Hundreds of Brits who voted 'Remain' in the EU referendum are clambering to apply for an Irish passport after the country voted for Brexit.
Many voters who found themselves on the minority side of the debate on Friday morning are keen to retain their EU citizenship, by trying to obtain passports from the Republic of Ireland.
Ireland has been a member of the EU since 1973, the same year the UK joined.
According to Google, the number of searches using their website for "getting an Irish passport" spiked at more than 100 times the usual number of requests immediately following Thursday's historic vote.
Financial journalist Alec Hogg also noted that there were long queues outside the Irish Passport Office in Dublin on the morning Brits woke up to discover the country had voted to leave.

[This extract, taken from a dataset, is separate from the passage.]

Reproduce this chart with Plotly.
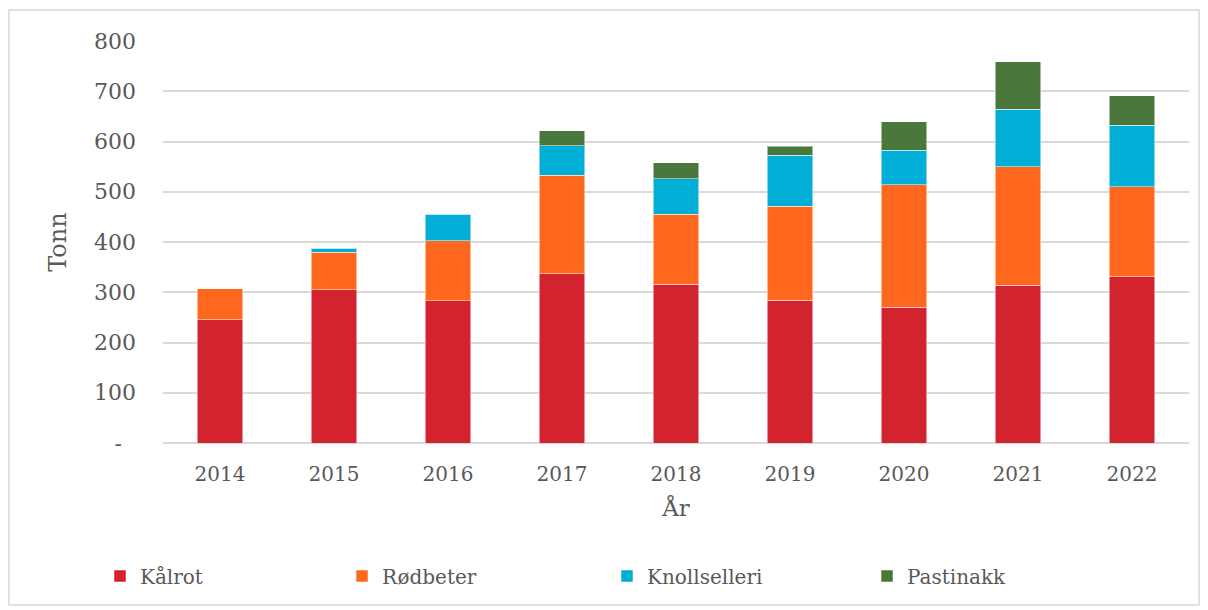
import plotly.graph_objects as go

years = ["2014", "2015", "2016", "2017", "2018", "2019", "2020", "2021", "2022"]
kalrot = [245, 305, 283, 337, 316, 284, 270, 314, 331]
rodbeter = [62, 75, 119, 196, 139, 187, 244, 236, 179]
knollselleri = [0, 8, 53, 59, 71, 102, 69, 114, 122]
pastinakk = [0, 0, 0, 29, 32, 18, 56, 95, 59]
y_ticks = [0, 100, 200, 300, 400, 500, 600, 700, 800]
y_ticklabels = ["-\u00a0\u00a0", "100", "200", "300", "400", "500", "600", "700", "800"]

series = [
    ("Kålrot", kalrot, "#D2232E"),
    ("Rødbeter", rodbeter, "#FF671F"),
    ("Knollselleri", knollselleri, "#00AED6"),
    ("Pastinakk", pastinakk, "#4A773C"),
]
legend_marker_px = [120, 362, 627, 887]

FONT = "DejaVu Serif"
GREY = "#595959"

# page body has an 8px margin; figure sized to fit the window
OFF = 8
W, H = 1200, 602
L, R, T, B = 155, 19, 33, 167
pw, ph = W - L - R, H - T - B

def px(xs):
    return (xs - OFF - L) / pw

def py(ys):
    return (H - B - (ys - OFF)) / ph

fig = go.Figure()
legend_layouts = {}
for i, (name, vals, col) in enumerate(series):
    lname = "legend" if i == 0 else f"legend{i+1}"
    fig.add_trace(go.Bar(
        x=years, y=vals, name=name,
        marker=dict(color=col, line=dict(color="rgba(255,255,255,0.5)", width=1)),
        width=0.4, legend=lname, showlegend=True,
    ))
    legend_layouts[lname] = dict(
        x=px(legend_marker_px[i] - 20), y=py(576), xanchor="left", yanchor="middle",
        font=dict(size=20, color=GREY, family=FONT),
        bgcolor="rgba(0,0,0,0)",
    )

fig.update_layout(
    width=W, height=H,
    barmode="stack",
    showlegend=True,
    plot_bgcolor="white", paper_bgcolor="white",
    margin=dict(l=L, r=R, t=T, b=B, autoexpand=False),
    font=dict(family=FONT, color=GREY, size=20),
    xaxis=dict(
        title=dict(text="År", font=dict(size=23, color=GREY), standoff=14),
        tickfont=dict(size=20, color=GREY),
        showgrid=False, showline=False, ticks="",
        ticklabelstandoff=17,
    ),
    yaxis=dict(
        title=dict(text="Tonn", font=dict(size=24, color=GREY), standoff=20),
        range=[0, 800],
        tickvals=y_ticks, ticktext=y_ticklabels,
        tickfont=dict(size=22, color=GREY),
        showgrid=True, gridcolor="#D9D9D9", gridwidth=1.5,
        zeroline=True, zerolinecolor="#D9D9D9", zerolinewidth=1.5,
        ticks="", ticklabelstandoff=26,
    ),
    shapes=[dict(
        type="rect", xref="paper", yref="paper",
        x0=px(9), x1=px(1199), y0=py(605), y1=py(10),
        line=dict(color="#D9D9D9", width=1.5), fillcolor="rgba(0,0,0,0)",
    )],
    **legend_layouts,
)

fig.write_html("out.html")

Many of them, he said, were Brits living in the country who wanted dual nationality to be able to afforded the same rights and freedoms as their European peers.
Similarly, A Green councillor in Ards reportedly said hundreds of people had applied for Irish passports in his local post office that morning.
Iain Paisley, an MP in Northern Ireland, also advised constituents to rush to apply for a passport from the South if they were entitled to one.
A member of the pro-Brexit Democratic Unionist Party, Paisley added that he often signed-off applications for passport requests for those who wanted to become Irish citizens.
Anyone with parents born in the Republic is eligible to apply.
Dissapointed Remainers with Irish ancestry contemplated applying. London Labour Assembly Member Top Copley said he was "gutted for those who will lose their right to live and work in Europe".